Small stellated dodecahedron
In geometry, the small stellated dodecahedron is a Kepler-Poinsot polyhedron, named by Arthur Cayley, and with Schläfli symbol {5⁄2,5}. It is one of four nonconvex regular polyhedra. It is composed of 12 pentagrammic faces, with five pentagrams meeting at each vertex.

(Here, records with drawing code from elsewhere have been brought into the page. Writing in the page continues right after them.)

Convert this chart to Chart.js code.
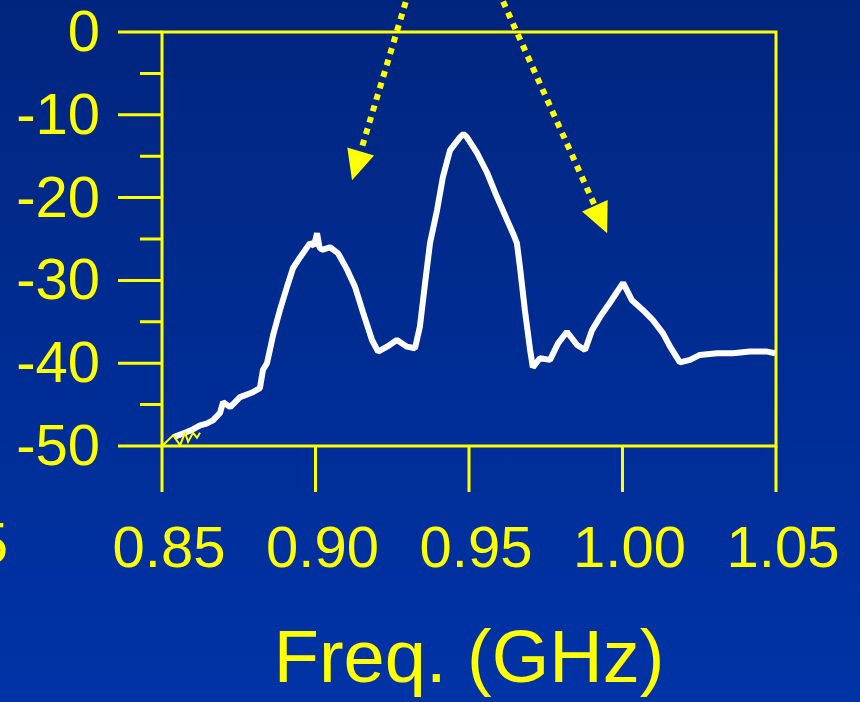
<!DOCTYPE html>
<html>
<head>
<meta charset="utf-8">
<script src="https://cdn.jsdelivr.net/npm/chart.js@4/dist/chart.umd.min.js"></script>
<style>
    html, body { margin: 0; padding: 0; }
    body {
        width: 860px; height: 702px; overflow: hidden;
        background: linear-gradient(to bottom, #00257e 0%, #002d95 55%, #0033a6 100%);
    }
    canvas { display: block; }
</style>
</head>
<body>
<canvas id="spectrumChart" width="860" height="702"></canvas>
<script>
// ==================== DATA ====================
// measured trace, frequency in GHz and level in dB
const freqs = [
    0.8540, 0.8581, 0.8600, 0.8624, 0.8645, 0.8666, 0.8689, 0.8699, 0.8722, 0.8754,
    0.8796, 0.8819, 0.8829, 0.8842, 0.8862, 0.8884, 0.8907, 0.8927, 0.8950, 0.8982,
    0.8995, 0.9005, 0.9013, 0.9021, 0.9047, 0.9073, 0.9103, 0.9129, 0.9155, 0.9184,
    0.9204, 0.9233, 0.9265, 0.9298, 0.9324, 0.9340, 0.9357, 0.9373, 0.9396, 0.9415,
    0.9438, 0.9471, 0.9482, 0.9493, 0.9526, 0.9559, 0.9591, 0.9624, 0.9643, 0.9656,
    0.9666, 0.9682, 0.9699, 0.9708, 0.9731, 0.9764, 0.9790, 0.9819, 0.9852, 0.9878,
    0.9901, 0.9927, 0.9959, 0.9982, 1.0002, 1.0031, 1.0067, 1.0099, 1.0132, 1.0155,
    1.0187, 1.0220, 1.0252, 1.0308, 1.0360, 1.0415, 1.0471, 1.0497
];
const levels = [
    -48.9, -48.3, -48.0, -47.5, -47.3, -46.9, -46.0, -44.7, -45.3, -44.1,
    -43.5, -43.0, -40.8, -40.0, -36.6, -33.6, -30.8, -28.5, -27.2, -25.5,
    -25.8, -24.3, -26.0, -26.3, -26.0, -26.7, -28.7, -30.8, -33.9, -37.2,
    -38.6, -38.0, -37.2, -38.0, -38.2, -35.6, -30.3, -25.5, -21.5, -17.5,
    -14.3, -12.7, -12.3, -12.7, -14.6, -17.0, -19.9, -22.7, -24.3, -25.5,
    -28.4, -33.6, -38.4, -40.5, -39.4, -39.6, -37.6, -36.2, -37.8, -38.4,
    -36.0, -34.4, -32.7, -31.4, -30.3, -32.4, -33.6, -34.8, -36.4, -38.0,
    -39.9, -39.6, -39.0, -38.8, -38.8, -38.6, -38.6, -38.8
];
// yellow start of the trace near the noise floor
const floorFreqs = [0.8503, 0.8536, 0.8559, 0.8575, 0.8585, 0.8601, 0.8614, 0.8624];
const floorLevels = [-49.9, -48.7, -49.9, -48.4, -49.5, -48.4, -49.0, -48.4];

// axis ranges and tick steps
const freqRange = [0.85, 1.05];
const freqStep = 0.05;
const levelRange = [-50, 0];
const levelStep = 5;
const xTitle = 'Freq. (GHz)';

// dotted arrows (start and tip, in GHz / dB)
const arrowStarts = [[0.9305, 5.0], [0.9595, 5.0]];
const arrowTips = [[0.9119, -17.9], [0.9950, -24.3]];

const YELLOW = '#ffff00';
const FONT = 'Liberation Sans, Arial, Helvetica, sans-serif';

// ==================== PLUGINS ====================
const frameTicks = {
    id: 'frameTicks',
    beforeDatasetsDraw(chart) {
        const ctx = chart.ctx;
        const a = chart.chartArea;
        const xs = chart.scales.x, ys = chart.scales.y;
        ctx.save();
        ctx.strokeStyle = YELLOW;
        ctx.lineWidth = 3;
        ctx.strokeRect(a.left, a.top, a.right - a.left, a.bottom - a.top);
        ctx.beginPath();
        ys.ticks.forEach(t => {
            const py = ys.getPixelForValue(t.value);
            const len = Math.round(t.value) % 10 === 0 ? 44 : 22;
            ctx.moveTo(a.left - len, py);
            ctx.lineTo(a.left, py);
        });
        xs.ticks.forEach(t => {
            const px = xs.getPixelForValue(t.value);
            ctx.moveTo(px, a.bottom);
            ctx.lineTo(px, a.bottom + 46);
        });
        ctx.stroke();
        // cut-off label from the neighbouring plot on the slide
        ctx.fillStyle = YELLOW;
        ctx.font = '58px ' + FONT;
        ctx.textAlign = 'right';
        ctx.textBaseline = 'middle';
        ctx.fillText('1.05', 8, 547);
        ctx.restore();
    }
};

const arrows = {
    id: 'arrows',
    afterDatasetsDraw(chart) {
        const ctx = chart.ctx;
        const xs = chart.scales.x, ys = chart.scales.y;
        ctx.save();
        ctx.strokeStyle = YELLOW;
        ctx.fillStyle = YELLOW;
        arrowStarts.forEach((s, i) => {
            const x0 = xs.getPixelForValue(s[0]), y0 = ys.getPixelForValue(s[1]);
            const x1 = xs.getPixelForValue(arrowTips[i][0]), y1 = ys.getPixelForValue(arrowTips[i][1]);
            const len = Math.hypot(x1 - x0, y1 - y0);
            const ux = (x1 - x0) / len, uy = (y1 - y0) / len;
            const headLen = 30, headHalf = 14;
            const bx = x1 - ux * headLen, by = y1 - uy * headLen;
            ctx.lineWidth = 6;
            ctx.setLineDash([6, 6]);
            ctx.beginPath();
            ctx.moveTo(x0, y0);
            ctx.lineTo(bx, by);
            ctx.stroke();
            ctx.setLineDash([]);
            ctx.beginPath();
            ctx.moveTo(x1, y1);
            ctx.lineTo(bx - uy * headHalf, by + ux * headHalf);
            ctx.lineTo(bx + uy * headHalf, by - ux * headHalf);
            ctx.closePath();
            ctx.fill();
        });
        ctx.restore();
    }
};

// ==================== CHART ====================
const canvas = document.getElementById('spectrumChart');
new Chart(canvas, {
    type: 'line',
    data: {
        datasets: [
            {
                label: 'floor',
                data: floorFreqs.map((f, i) => ({ x: f, y: floorLevels[i] })),
                borderColor: YELLOW,
                borderWidth: 2,
                pointRadius: 0,
                tension: 0,
                clip: false
            },
            {
                label: 'trace',
                data: freqs.map((f, i) => ({ x: f, y: levels[i] })),
                borderColor: '#ffffff',
                borderWidth: 6,
                pointRadius: 0,
                tension: 0,
                borderJoinStyle: 'bevel',
                clip: false
            }
        ]
    },
    options: {
        responsive: false,
        devicePixelRatio: 1,
        animation: false,
        layout: { padding: { left: 0, top: 32, right: 84, bottom: 0 } },
        plugins: {
            legend: { display: false },
            tooltip: { enabled: false }
        },
        scales: {
            x: {
                type: 'linear',
                min: freqRange[0],
                max: freqRange[1],
                grid: { display: false },
                border: { display: false },
                ticks: {
                    stepSize: freqStep,
                    color: YELLOW,
                    font: { family: FONT, size: 58, lineHeight: 1 },
                    padding: 68,
                    labelOffset: 7,
                    maxRotation: 0,
                    callback: v => v.toFixed(2)
                },
                title: {
                    display: true,
                    text: xTitle,
                    color: YELLOW,
                    font: { family: FONT, size: 74, lineHeight: 1.15 },
                    padding: { top: 0, bottom: -2 }
                },
                afterFit: scale => {
                    scale.height = 256;
                    scale.paddingLeft = 0;
                    scale.paddingRight = 0;
                }
            },
            y: {
                min: levelRange[0],
                max: levelRange[1],
                grid: { display: false },
                border: { display: false },
                ticks: {
                    stepSize: levelStep,
                    color: YELLOW,
                    font: { family: FONT, size: 58, lineHeight: 1 },
                    padding: 54,
                    labelOffset: 3,
                    autoSkip: false,
                    callback: v => (Math.round(v) % 10 === 0 ? String(Math.round(v)) : '')
                },
                afterFit: scale => {
                    scale.width = 162;
                    scale.paddingTop = 0;
                    scale.paddingBottom = 0;
                }
            }
        }
    },
    plugins: [frameTicks, arrows]
});
</script>
</body>
</html>
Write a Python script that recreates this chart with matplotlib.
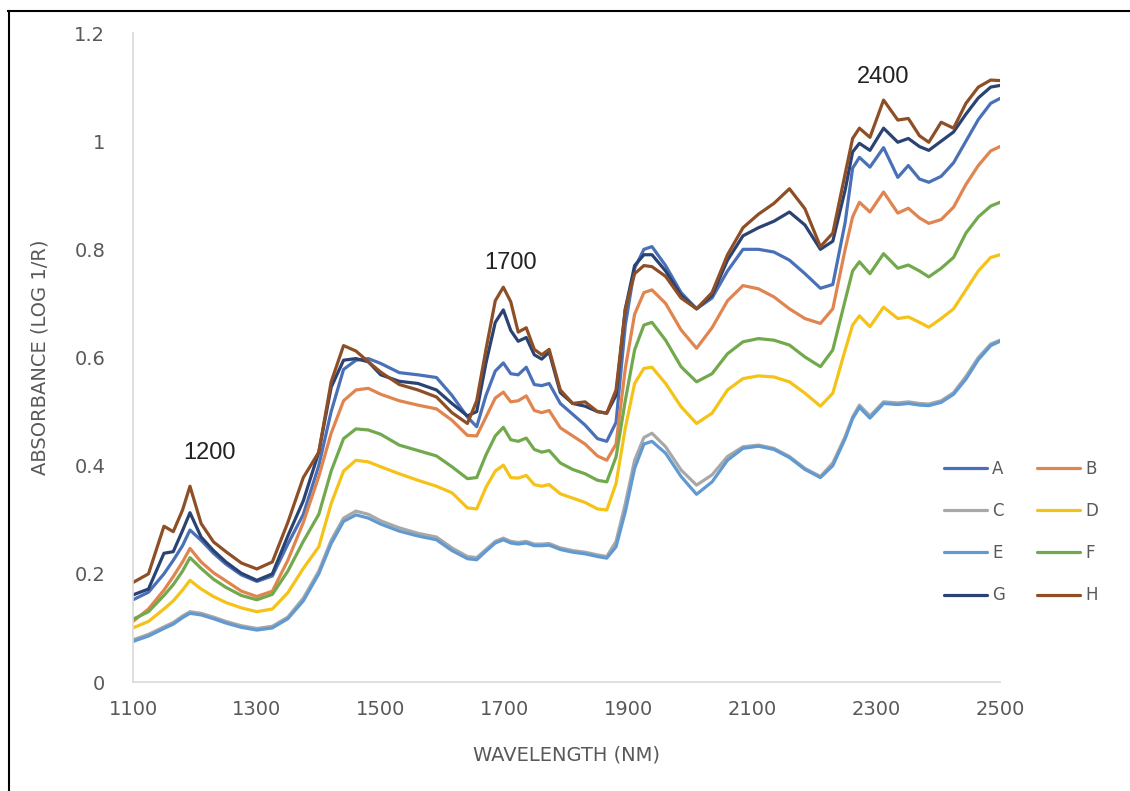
import matplotlib
matplotlib.use("Agg")
import matplotlib.pyplot as plt
from matplotlib.lines import Line2D

wavelength = [1100, 1125, 1150, 1165, 1180, 1192, 1210, 1230, 1250, 1275, 1300, 1325, 1350, 1375,
              1400, 1420, 1440, 1460, 1480, 1500, 1530, 1560, 1590, 1615, 1640, 1655, 1670, 1685,
              1698, 1710, 1722, 1735, 1748, 1760, 1772, 1790, 1810, 1830, 1850, 1865, 1880, 1895,
              1910, 1925, 1938, 1960, 1985, 2010, 2035, 2060, 2085, 2110, 2135, 2160, 2185, 2210,
              2230, 2250, 2262, 2273, 2290, 2312, 2335, 2352, 2370, 2385, 2405, 2425, 2445, 2465,
              2485, 2500]

A = [0.152, 0.166, 0.200, 0.225, 0.252, 0.281, 0.262, 0.238, 0.218, 0.198, 0.186, 0.196, 0.255, 0.310,
     0.400, 0.500, 0.578, 0.595, 0.598, 0.589, 0.572, 0.568, 0.563, 0.530, 0.490, 0.472, 0.530, 0.575,
     0.590, 0.570, 0.568, 0.582, 0.550, 0.548, 0.552, 0.515, 0.495, 0.475, 0.450, 0.445, 0.480, 0.660,
     0.765, 0.800, 0.805, 0.770, 0.720, 0.690, 0.710, 0.760, 0.800, 0.800, 0.795, 0.780, 0.755, 0.728,
     0.735, 0.850, 0.950, 0.970, 0.952, 0.988, 0.933, 0.955, 0.930, 0.924, 0.935, 0.960, 1.000, 1.040,
     1.070, 1.079]

B = [0.112, 0.135, 0.170, 0.195, 0.222, 0.247, 0.222, 0.202, 0.187, 0.168, 0.158, 0.168, 0.225, 0.295,
     0.380, 0.460, 0.520, 0.540, 0.543, 0.532, 0.520, 0.512, 0.505, 0.484, 0.456, 0.455, 0.490, 0.525,
     0.536, 0.518, 0.520, 0.529, 0.502, 0.498, 0.502, 0.470, 0.455, 0.440, 0.418, 0.410, 0.440, 0.580,
     0.680, 0.720, 0.725, 0.700, 0.651, 0.617, 0.655, 0.705, 0.733, 0.727, 0.712, 0.690, 0.672, 0.663,
     0.690, 0.800, 0.860, 0.887, 0.869, 0.906, 0.867, 0.876, 0.858, 0.848, 0.855, 0.878, 0.920, 0.955,
     0.982, 0.990]

C = [0.078, 0.088, 0.102, 0.110, 0.122, 0.130, 0.127, 0.120, 0.112, 0.104, 0.099, 0.103, 0.120, 0.155,
     0.205, 0.262, 0.303, 0.316, 0.310, 0.298, 0.285, 0.275, 0.268, 0.248, 0.232, 0.230, 0.245, 0.260,
     0.266, 0.260, 0.258, 0.260, 0.255, 0.255, 0.256, 0.248, 0.243, 0.240, 0.235, 0.232, 0.260, 0.330,
     0.410, 0.452, 0.460, 0.435, 0.392, 0.364, 0.383, 0.417, 0.435, 0.438, 0.432, 0.417, 0.395, 0.380,
     0.405, 0.454, 0.490, 0.512, 0.492, 0.518, 0.516, 0.518, 0.515, 0.514, 0.520, 0.535, 0.565, 0.600,
     0.625, 0.632]

D = [0.100, 0.112, 0.135, 0.150, 0.170, 0.188, 0.172, 0.158, 0.147, 0.137, 0.130, 0.135, 0.165, 0.210,
     0.250, 0.330, 0.390, 0.410, 0.407, 0.398, 0.385, 0.373, 0.362, 0.350, 0.322, 0.320, 0.360, 0.390,
     0.401, 0.378, 0.377, 0.382, 0.365, 0.362, 0.365, 0.348, 0.340, 0.332, 0.320, 0.318, 0.367, 0.470,
     0.552, 0.580, 0.582, 0.552, 0.509, 0.478, 0.497, 0.540, 0.561, 0.566, 0.564, 0.555, 0.534, 0.510,
     0.534, 0.614, 0.660, 0.677, 0.657, 0.693, 0.672, 0.675, 0.665, 0.656, 0.672, 0.690, 0.725, 0.760,
     0.785, 0.790]

E = [0.075, 0.085, 0.099, 0.107, 0.119, 0.127, 0.124, 0.117, 0.109, 0.101, 0.096, 0.100, 0.117, 0.150,
     0.200, 0.256, 0.297, 0.309, 0.303, 0.292, 0.279, 0.270, 0.263, 0.243, 0.228, 0.226, 0.242, 0.257,
     0.263, 0.257, 0.255, 0.257, 0.252, 0.252, 0.253, 0.245, 0.240, 0.237, 0.232, 0.229, 0.250, 0.315,
     0.395, 0.440, 0.445, 0.423, 0.380, 0.347, 0.370, 0.410, 0.432, 0.436, 0.430, 0.415, 0.393, 0.378,
     0.400, 0.450, 0.487, 0.508, 0.488, 0.515, 0.513, 0.515, 0.512, 0.511, 0.517, 0.532, 0.560, 0.596,
     0.622, 0.630]

F = [0.116, 0.130, 0.160, 0.180, 0.205, 0.230, 0.210, 0.190, 0.175, 0.160, 0.152, 0.162, 0.205, 0.260,
     0.310, 0.390, 0.450, 0.468, 0.466, 0.458, 0.438, 0.428, 0.418, 0.398, 0.376, 0.378, 0.420, 0.455,
     0.471, 0.448, 0.445, 0.451, 0.430, 0.425, 0.428, 0.405, 0.393, 0.385, 0.373, 0.370, 0.416, 0.521,
     0.614, 0.660, 0.665, 0.632, 0.583, 0.555, 0.570, 0.607, 0.629, 0.635, 0.632, 0.623, 0.601, 0.583,
     0.614, 0.706, 0.760, 0.777, 0.755, 0.792, 0.765, 0.771, 0.760, 0.749, 0.765, 0.785, 0.830, 0.860,
     0.880, 0.887]

G = [0.161, 0.172, 0.238, 0.241, 0.280, 0.313, 0.268, 0.243, 0.222, 0.201, 0.188, 0.200, 0.270, 0.335,
     0.425, 0.545, 0.595, 0.598, 0.592, 0.568, 0.556, 0.552, 0.540, 0.515, 0.492, 0.500, 0.590, 0.665,
     0.688, 0.650, 0.630, 0.637, 0.605, 0.597, 0.610, 0.535, 0.515, 0.510, 0.500, 0.497, 0.530, 0.690,
     0.770, 0.790, 0.790, 0.760, 0.715, 0.690, 0.715, 0.780, 0.825, 0.840, 0.852, 0.869, 0.845, 0.800,
     0.815, 0.910, 0.980, 0.996, 0.983, 1.024, 0.998, 1.005, 0.990, 0.983, 1.000, 1.017, 1.050, 1.080,
     1.100, 1.103]

H = [0.184, 0.200, 0.288, 0.278, 0.318, 0.362, 0.293, 0.259, 0.241, 0.220, 0.209, 0.222, 0.295, 0.378,
     0.425, 0.555, 0.622, 0.612, 0.592, 0.573, 0.550, 0.540, 0.527, 0.498, 0.478, 0.520, 0.615, 0.705,
     0.730, 0.703, 0.647, 0.655, 0.615, 0.605, 0.615, 0.540, 0.515, 0.518, 0.500, 0.497, 0.540, 0.690,
     0.755, 0.770, 0.768, 0.750, 0.710, 0.690, 0.720, 0.790, 0.840, 0.865, 0.885, 0.912, 0.875, 0.805,
     0.830, 0.940, 1.005, 1.024, 1.007, 1.076, 1.039, 1.042, 1.010, 0.998, 1.035, 1.024, 1.070, 1.100,
     1.113, 1.112]

series_names = ["A", "B", "C", "D", "E", "F", "G", "H"]
series_values = [A, B, C, D, E, F, G, H]
colors = ["#4a70b8", "#e08550", "#a8a8a8", "#f5c218", "#6199d0", "#72a94d", "#2a4373", "#8e4f26"]

x_ticks = [1100, 1300, 1500, 1700, 1900, 2100, 2300, 2500]
y_ticks = [0, 0.2, 0.4, 0.6, 0.8, 1.0, 1.2]
y_tick_labels = ["0", "0.2", "0.4", "0.6", "0.8", "1", "1.2"]
peak_labels = [("1200", 1224, 0.423), ("1700", 1709, 0.775), ("2400", 2312, 1.118)]

W, Hh = 1130, 791
fig = plt.figure(figsize=(W / 100, Hh / 100), dpi=100)
ax = fig.add_axes([133 / W, 1 - 682 / Hh, (1000 - 133) / W, (682 - 33) / Hh])

lines = {}
for name, vals, col in zip(series_names, series_values, colors):
    ln, = ax.plot(wavelength, vals, color=col, lw=2.3, solid_capstyle="round",
                  solid_joinstyle="round", label=name)
    lines[name] = ln

ax.set_xlim(1100, 2500)
ax.set_ylim(0, 1.2)
ax.set_xticks(x_ticks)
ax.set_yticks(y_ticks)
ax.set_yticklabels(y_tick_labels)
for s in ["top", "right"]:
    ax.spines[s].set_visible(False)
for s in ["left", "bottom"]:
    ax.spines[s].set_color("#d9d9d9")
    ax.spines[s].set_linewidth(1.2)
ax.tick_params(length=0, labelsize=14, labelcolor="#595959")
ax.tick_params(axis="y", pad=20)
ax.tick_params(axis="x", pad=13)
ax.set_xlabel("WAVELENGTH (NM)", fontsize=14, color="#595959", labelpad=19)
ax.set_ylabel("ABSORBANCE (LOG 1/R)", fontsize=14, color="#595959", labelpad=18)

for txt, xv, yv in peak_labels:
    ax.text(xv, yv, txt, fontsize=17, color="#222222", ha="center", va="center",
            family="Liberation Sans")

order = ["A", "C", "E", "G", "B", "D", "F", "H"]
leg = fig.legend([lines[n] for n in order], order, ncol=2, loc="upper left",
                 bbox_to_anchor=(944 / W, 1 - 460 / Hh), frameon=False, fontsize=12,
                 handlelength=2.6, handletextpad=0.3, labelspacing=1.45, columnspacing=1.9,
                 borderpad=0, borderaxespad=0)
for t in leg.get_texts():
    t.set_color("#595959")

fig.add_artist(Line2D([8 / W, 1], [1 - 11 / Hh, 1 - 11 / Hh], color="black", lw=1.5,
                      transform=fig.transFigure))
fig.add_artist(Line2D([9 / W, 9 / W], [0, 1 - 11 / Hh], color="black", lw=1.5,
                      transform=fig.transFigure))

fig.savefig("out.png", dpi=100, facecolor="white")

| Small stellated dodecahedron | |
|---|---|
| Type | Kepler–Poinsot polyhedron |
| Stellation core | regular dodecahedron |
| Elements | F = 12, E = 30 V = 12 (χ = -6) |
| Faces by sides | 12 5 |
| Schläfli symbol | {5⁄2,5} |
| Face configuration | V(55)/2 |
| Wythoff symbol | 5 | 2 5⁄2 |
| Coxeter diagram | |
| Symmetry group | Ih, H3, [5,3], (*532) |
| References | U34, C43, W20 |
| Properties | Regular nonconvex |
(5⁄2)5 (Vertex figure) |
Great dodecahedron (dual polyhedron) |
It shares the same vertex arrangement as the convex regular icosahedron. It also shares the same edge arrangement with the great icosahedron, with which it forms a degenerate uniform compound figure.
It is the second of four stellations of the dodecahedron (including the original dodecahedron itself).
The small stellated dodecahedron can be constructed analogously to the pentagram, its two-dimensional analogue, via the extension of the edges (1-faces) of the core polytope until a point is reached where they intersect.